The analogues of Prigozhin’s Rebellion are not to be found in 1917 or 1905, but much further back, in the uprising of Stenka Razin (1670) and in Pugachev’s Rebellion (1773).

That curious mixture of brigandry with populist politics (so misunderstood by people in the West); those ill-fated and quixotic marches upon Moscow, chanting death to Tsars and bureaucrats; the gathering and then exile of mercenary forces sympathetic to the reform but equally and patriotically in love with the motherland—it has all happened before. This seems to be the way in which the Russian soul expresses itself in tense moments, just as surely as no American can get angry at his government without the echoes of the Tea Party and Declaration of Independence ringing in his ears.

Prigozhin gave voice to broad undercurrent in Russian society that, while very loyal to the government, wants to see the war prosecuted harder and burns with indignation at every brother Russian who dies in battle while the government plays it safe. Not wanting to appear contentious, they keep their thoughts to themselves until they explode in a great swing in the opposite direction, bringing vengeance and chastisement upon Moscow whom they view as a prodigal son. It is the style of the sudden catharsis, the style of the pogrom, the Russian style.

h ttps://en.wikipedia.org/wiki/Stenka_Razin

Razin originally set out to loot villages, but as he became a symbol of peasant unrest, his movement turned political. Razin wanted to protect the independence of the Cossacks and to protest an increasingly centralized government. The Cossacks supported the tsar and autocracy, but they wanted a tsar that responded to the needs of the people and not just those of the upper class. By destroying and pillaging villages, Razin intended to take power from the government officials and give more autonomy to the peasants. However, Razin’s movement failed and the rebellion led to increased government control. The Cossacks lost some of their autonomy, and the tsar bonded more closely with the upper class because both feared more rebellion. On the other hand, as Avrich asserts, “[Razin’s revolt] awakened, however dimly, the social consciousness of the poor, gave them a new sense of power, and made the upper class tremble for their lives and possessions.”

h ttps://en.wikipedia.org/wiki/Pugachev%27s_Rebellion

Pugachev’s success in holding out against suppression for over a year proved to be a powerful incentive for future reforms. It made apparent to the government several problems with their treatment of the provinces. They were left weakly controlled and consequently, susceptible to outbreaks of peasant violence. The most crucial lesson Catherine II drew from the Pugachev rebellion, was the need for a firmer military grasp on all parts of the Empire, not just the external frontiers. For instance, when the governor of the Kazan guberniya called for assistance against the approaching Pugachev, there was no force available to relieve him.

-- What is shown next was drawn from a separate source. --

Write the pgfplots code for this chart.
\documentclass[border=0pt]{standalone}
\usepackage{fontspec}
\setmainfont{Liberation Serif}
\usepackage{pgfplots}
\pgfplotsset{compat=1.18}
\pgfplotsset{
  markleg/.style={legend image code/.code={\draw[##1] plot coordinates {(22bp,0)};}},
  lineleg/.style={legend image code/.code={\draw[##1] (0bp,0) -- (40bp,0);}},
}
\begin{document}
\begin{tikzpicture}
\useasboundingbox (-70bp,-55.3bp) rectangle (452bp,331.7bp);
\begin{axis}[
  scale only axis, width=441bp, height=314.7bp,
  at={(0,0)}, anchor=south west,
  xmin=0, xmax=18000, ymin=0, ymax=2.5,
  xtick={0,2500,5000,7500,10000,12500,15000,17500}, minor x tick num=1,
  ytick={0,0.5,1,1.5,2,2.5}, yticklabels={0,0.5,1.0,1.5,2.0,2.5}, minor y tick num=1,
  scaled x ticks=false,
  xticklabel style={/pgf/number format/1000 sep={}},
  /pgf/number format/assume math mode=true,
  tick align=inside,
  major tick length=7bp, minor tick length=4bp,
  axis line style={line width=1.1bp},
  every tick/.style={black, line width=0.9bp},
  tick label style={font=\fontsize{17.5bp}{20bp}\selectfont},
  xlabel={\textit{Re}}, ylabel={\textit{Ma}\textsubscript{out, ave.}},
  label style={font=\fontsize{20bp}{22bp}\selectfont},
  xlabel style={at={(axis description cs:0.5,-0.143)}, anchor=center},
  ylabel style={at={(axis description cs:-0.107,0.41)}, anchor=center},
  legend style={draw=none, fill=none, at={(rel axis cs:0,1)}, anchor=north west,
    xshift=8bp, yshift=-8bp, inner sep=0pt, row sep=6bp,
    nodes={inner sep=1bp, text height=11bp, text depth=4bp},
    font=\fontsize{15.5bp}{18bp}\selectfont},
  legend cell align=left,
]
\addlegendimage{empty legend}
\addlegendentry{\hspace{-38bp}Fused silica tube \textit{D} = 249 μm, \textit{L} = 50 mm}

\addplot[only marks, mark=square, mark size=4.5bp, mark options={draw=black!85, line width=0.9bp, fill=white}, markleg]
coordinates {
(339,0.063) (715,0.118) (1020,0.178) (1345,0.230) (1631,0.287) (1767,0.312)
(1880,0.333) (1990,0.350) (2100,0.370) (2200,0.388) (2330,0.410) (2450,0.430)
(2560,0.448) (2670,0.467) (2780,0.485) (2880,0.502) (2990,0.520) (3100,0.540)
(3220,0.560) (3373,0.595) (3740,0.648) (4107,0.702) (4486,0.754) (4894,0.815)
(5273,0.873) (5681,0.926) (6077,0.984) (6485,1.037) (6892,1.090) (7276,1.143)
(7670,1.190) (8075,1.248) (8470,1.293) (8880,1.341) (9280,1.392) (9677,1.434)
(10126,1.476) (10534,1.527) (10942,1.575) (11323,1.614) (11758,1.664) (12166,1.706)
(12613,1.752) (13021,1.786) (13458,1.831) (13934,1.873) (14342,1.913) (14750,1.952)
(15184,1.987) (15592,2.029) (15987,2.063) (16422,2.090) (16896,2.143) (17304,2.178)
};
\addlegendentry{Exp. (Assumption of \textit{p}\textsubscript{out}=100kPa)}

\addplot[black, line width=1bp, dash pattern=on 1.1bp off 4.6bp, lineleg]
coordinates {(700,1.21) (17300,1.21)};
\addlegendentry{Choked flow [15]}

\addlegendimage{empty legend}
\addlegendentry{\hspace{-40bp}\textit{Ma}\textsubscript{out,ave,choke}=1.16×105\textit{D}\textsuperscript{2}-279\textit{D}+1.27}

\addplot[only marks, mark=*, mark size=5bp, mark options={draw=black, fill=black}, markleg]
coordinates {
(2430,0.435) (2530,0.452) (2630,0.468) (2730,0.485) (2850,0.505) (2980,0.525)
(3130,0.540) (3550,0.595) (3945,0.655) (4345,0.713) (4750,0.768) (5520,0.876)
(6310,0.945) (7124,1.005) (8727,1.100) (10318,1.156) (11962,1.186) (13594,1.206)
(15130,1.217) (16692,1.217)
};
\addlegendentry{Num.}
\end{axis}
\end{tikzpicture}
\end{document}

This seems the right track. Prigorzin was a maverick, a disgraced nobleman if I read his past correctly, who had a lot to gain from leading Wagner to victory and not much to lose. Wagner itself was founded as a paramilitary group to do what the formal Army couldn’t, comparable to Blackwater or Bellingcat but without the fiction of independent operation.

And he succeeded. The 404 war will be studied for centuries, no question. Unfortunately, he succeeded, and now that Russia’s claims to the occupied areas are established, it’s time (and politically safe) for the Army to step in. Having beaten the existential threat of NATO, Prigozhin’s reward was to be removal from the top slot.

He decided to protest, and was free to make a dramatic gesture once the counterattack had failed. Many Russians are unhappy with Putin’s slow handling of Ukraine, and I myself have grown suspicious that Putin is quietly cooperating with the Neocons’ genociding Ukraine via conscription into hopeless artillery cauldrons.

Maybe he doesn’t want to take in any refugees.

Razin and Pugachev were both minor noblemen and sort of rags-to-riches-to-rags stories. Neither ultimately succeeded in their military expeditions, yet both of them improved the fates of the serfs and other commoners during the effort.

I can see how Prigozhin’s mini-charge towards Moscow might have been calculated for a similar effect, expressing the peoples’ frustration by making a doomed advance upon the capital. That, and his carefully not singling out Putin, explains why Putin offered a soft exile despite having executed opponents for much less offense. It was a resignation-under-protest, delivered in a culturally acceptable format.

Them Russians. Huh.

One thought on “Analysis: Prigozhin Is A Russian”

  1. A Night of the Long Knives where they feared the PMC like the NSDAP bankrollers feared the SA?
    There is a bizarre video by Prigo where he speaks of a clan that runs Russia for its own benefit, the SMO is for General Ripper to get his missing medal, factories are redistributed to Russia and not the ‘Kraine.
    Driving down the main highway with no air force or missile defense? Riiight.
    Another video showed the road blocked with keys confiscated from trucks, private companies passed out arms to workers with military/security experience and told them to patrol the surrounding area and they replied…we will defend to the last cartridge.
    You might see that in some areas of the big Chiquitastan banana.